### Source material

..........

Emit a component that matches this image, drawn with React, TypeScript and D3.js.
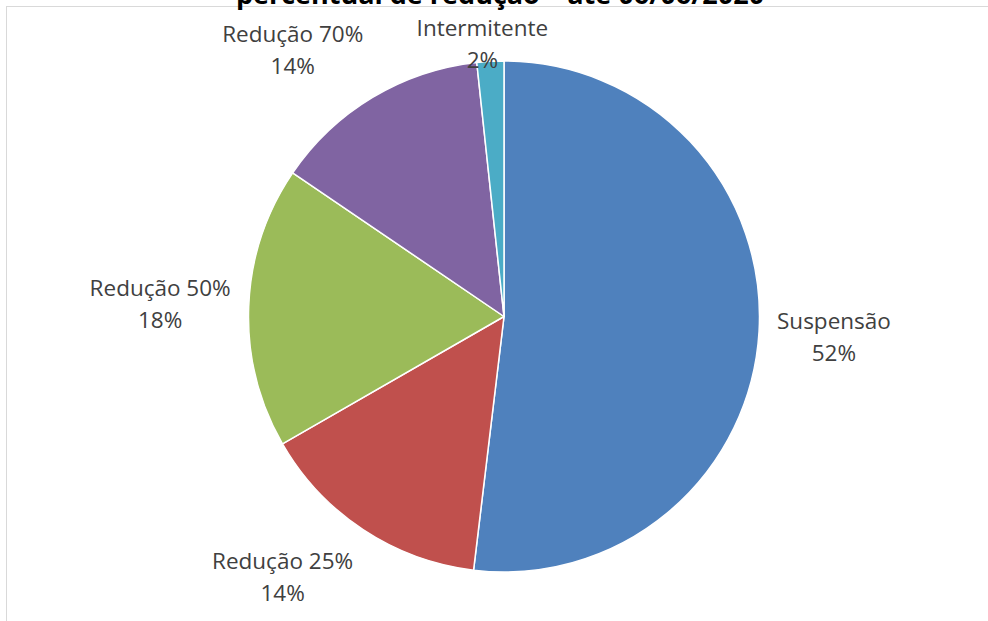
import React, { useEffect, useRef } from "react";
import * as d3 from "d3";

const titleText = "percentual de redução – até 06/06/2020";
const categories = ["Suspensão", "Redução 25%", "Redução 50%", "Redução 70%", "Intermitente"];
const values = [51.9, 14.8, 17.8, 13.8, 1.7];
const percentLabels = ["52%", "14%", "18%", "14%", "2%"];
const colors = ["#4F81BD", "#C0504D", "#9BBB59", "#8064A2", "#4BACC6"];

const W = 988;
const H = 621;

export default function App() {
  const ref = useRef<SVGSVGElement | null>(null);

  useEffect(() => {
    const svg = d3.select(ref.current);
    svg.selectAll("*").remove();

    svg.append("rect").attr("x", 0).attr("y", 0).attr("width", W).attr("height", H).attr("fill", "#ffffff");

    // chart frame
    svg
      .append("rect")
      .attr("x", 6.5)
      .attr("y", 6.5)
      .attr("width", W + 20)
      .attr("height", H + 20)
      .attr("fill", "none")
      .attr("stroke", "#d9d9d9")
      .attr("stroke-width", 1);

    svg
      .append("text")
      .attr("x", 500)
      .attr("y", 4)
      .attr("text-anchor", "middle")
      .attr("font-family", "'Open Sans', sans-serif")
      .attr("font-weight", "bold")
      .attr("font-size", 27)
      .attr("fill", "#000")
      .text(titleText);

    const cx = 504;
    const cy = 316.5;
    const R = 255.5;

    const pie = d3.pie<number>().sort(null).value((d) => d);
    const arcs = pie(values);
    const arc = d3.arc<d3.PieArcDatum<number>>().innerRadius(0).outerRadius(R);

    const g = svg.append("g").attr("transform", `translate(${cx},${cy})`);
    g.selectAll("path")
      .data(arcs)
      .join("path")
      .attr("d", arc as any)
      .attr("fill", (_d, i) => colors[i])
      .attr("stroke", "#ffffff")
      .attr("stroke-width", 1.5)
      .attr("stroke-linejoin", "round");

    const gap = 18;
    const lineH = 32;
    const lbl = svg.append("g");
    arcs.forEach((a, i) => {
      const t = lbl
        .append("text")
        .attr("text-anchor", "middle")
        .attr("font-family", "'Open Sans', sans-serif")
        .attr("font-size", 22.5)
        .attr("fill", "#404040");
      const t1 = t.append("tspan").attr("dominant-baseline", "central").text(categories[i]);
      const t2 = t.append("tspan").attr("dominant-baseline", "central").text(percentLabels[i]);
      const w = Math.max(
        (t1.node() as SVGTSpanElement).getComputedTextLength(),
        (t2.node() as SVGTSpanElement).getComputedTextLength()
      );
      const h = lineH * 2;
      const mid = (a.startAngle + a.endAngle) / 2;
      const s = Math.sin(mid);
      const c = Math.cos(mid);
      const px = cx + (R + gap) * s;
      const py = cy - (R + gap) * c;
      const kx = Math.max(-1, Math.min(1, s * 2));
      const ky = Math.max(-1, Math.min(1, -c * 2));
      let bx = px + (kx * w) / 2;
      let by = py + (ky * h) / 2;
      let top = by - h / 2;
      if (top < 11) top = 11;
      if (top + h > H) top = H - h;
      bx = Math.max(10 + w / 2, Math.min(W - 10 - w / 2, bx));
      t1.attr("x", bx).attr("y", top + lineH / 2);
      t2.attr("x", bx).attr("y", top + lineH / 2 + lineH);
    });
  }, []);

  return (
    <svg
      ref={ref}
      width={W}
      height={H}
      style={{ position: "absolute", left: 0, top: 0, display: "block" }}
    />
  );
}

..........

### Written task
Without including any picture, repeat the data exactly.

### Problem solution
Emit a component that matches this image, drawn with React, TypeScript and D3.js.
import React, { useEffect, useRef } from "react";
import * as d3 from "d3";

const titleText = "percentual de redução – até 06/06/2020";
const categories = ["Suspensão", "Redução 25%", "Redução 50%", "Redução 70%", "Intermitente"];
const values = [51.9, 14.8, 17.8, 13.8, 1.7];
const percentLabels = ["52%", "14%", "18%", "14%", "2%"];
const colors = ["#4F81BD", "#C0504D", "#9BBB59", "#8064A2", "#4BACC6"];

const W = 988;
const H = 621;

export default function App() {
  const ref = useRef<SVGSVGElement | null>(null);

  useEffect(() => {
    const svg = d3.select(ref.current);
    svg.selectAll("*").remove();

    svg.append("rect").attr("x", 0).attr("y", 0).attr("width", W).attr("height", H).attr("fill", "#ffffff");

    // chart frame
    svg
      .append("rect")
      .attr("x", 6.5)
      .attr("y", 6.5)
      .attr("width", W + 20)
      .attr("height", H + 20)
      .attr("fill", "none")
      .attr("stroke", "#d9d9d9")
      .attr("stroke-width", 1);

    svg
      .append("text")
      .attr("x", 500)
      .attr("y", 4)
      .attr("text-anchor", "middle")
      .attr("font-family", "'Open Sans', sans-serif")
      .attr("font-weight", "bold")
      .attr("font-size", 27)
      .attr("fill", "#000")
      .text(titleText);

    const cx = 504;
    const cy = 316.5;
    const R = 255.5;

    const pie = d3.pie<number>().sort(null).value((d) => d);
    const arcs = pie(values);
    const arc = d3.arc<d3.PieArcDatum<number>>().innerRadius(0).outerRadius(R);

    const g = svg.append("g").attr("transform", `translate(${cx},${cy})`);
    g.selectAll("path")
      .data(arcs)
      .join("path")
      .attr("d", arc as any)
      .attr("fill", (_d, i) => colors[i])
      .attr("stroke", "#ffffff")
      .attr("stroke-width", 1.5)
      .attr("stroke-linejoin", "round");

    const gap = 18;
    const lineH = 32;
    const lbl = svg.append("g");
    arcs.forEach((a, i) => {
      const t = lbl
        .append("text")
        .attr("text-anchor", "middle")
        .attr("font-family", "'Open Sans', sans-serif")
        .attr("font-size", 22.5)
        .attr("fill", "#404040");
      const t1 = t.append("tspan").attr("dominant-baseline", "central").text(categories[i]);
      const t2 = t.append("tspan").attr("dominant-baseline", "central").text(percentLabels[i]);
      const w = Math.max(
        (t1.node() as SVGTSpanElement).getComputedTextLength(),
        (t2.node() as SVGTSpanElement).getComputedTextLength()
      );
      const h = lineH * 2;
      const mid = (a.startAngle + a.endAngle) / 2;
      const s = Math.sin(mid);
      const c = Math.cos(mid);
      const px = cx + (R + gap) * s;
      const py = cy - (R + gap) * c;
      const kx = Math.max(-1, Math.min(1, s * 2));
      const ky = Math.max(-1, Math.min(1, -c * 2));
      let bx = px + (kx * w) / 2;
      let by = py + (ky * h) / 2;
      let top = by - h / 2;
      if (top < 11) top = 11;
      if (top + h > H) top = H - h;
      bx = Math.max(10 + w / 2, Math.min(W - 10 - w / 2, bx));
      t1.attr("x", bx).attr("y", top + lineH / 2);
      t2.attr("x", bx).attr("y", top + lineH / 2 + lineH);
    });
  }, []);

  return (
    <svg
      ref={ref}
      width={W}
      height={H}
      style={{ position: "absolute", left: 0, top: 0, display: "block" }}
    />
  );
}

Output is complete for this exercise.